I didn’t quite get it. Maybe it’s because I’m the product of depression-era parents, but my more “liberal” philosophies often put me at odds with most of my friends in college. That whole “trickle down” thing didn’t make a lot of sense to me. But when Gordon Gekko from the 1987 film Wall Street uttered, “Greed is good,” my generation responded, and they did pretty well for themselves. But more than 20 years later, look where it’s got us.
Now, please understand, I’m not intending this as some kind of lecture—rather it’s an observation on the generation that follows mine. Today’s young adults seem well positioned to learn from our mistakes. I see it in their commitment to equality for all and a desire to leave behind a better world for generations that follow.
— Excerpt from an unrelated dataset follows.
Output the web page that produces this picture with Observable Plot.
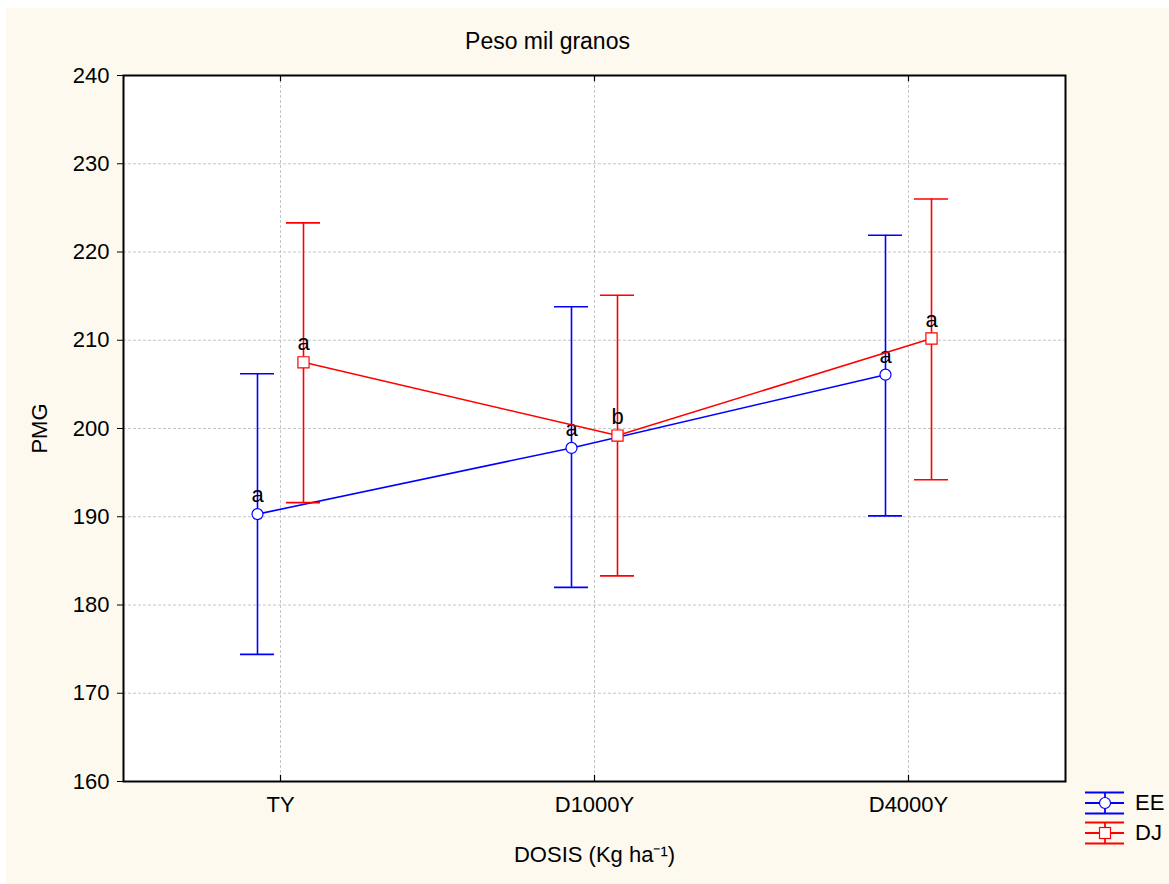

Yesterday’s National Teach-In on Global Warming provided me some insight on that. Whether or not you believe climate change is manmade, you have to appreciate the desire of young people to limit waste in our society and to create more sustainable practices. But there is also an understanding that sustainability doesn’t preclude today’s college students from enjoying a lucrative and personally fulfilling future.
On Wednesday, I had the pleasure to accompany Nevin Byrd and Gregory Koberger on a visit to the R News TV studio for an interview previewing RIT’s Teach-In activities. Both third-year students at RIT, Nevin and Gregory were active in organizing aspects of the Teach-In and were kind enough to accept my invitation to participate in the interview. While driving, I so enjoyed hearing about their ability to balance activism with academics. In addition, both of them are coming off very successful co-ops that no doubt will enhance their career prospects.
Exploring the Teach-In displays and demonstrations that dominated the Student Alumni Union lobby and cafeteria, I couldn’t help but be struck by the contrast. This kind of effort was so “fringe” in my day.
So, under President Obama, there’s no telling how an apparent shift in priorities will play out over the long haul. Probably best if I let Nevin and Gregory offer that evaluation some 20 years from now.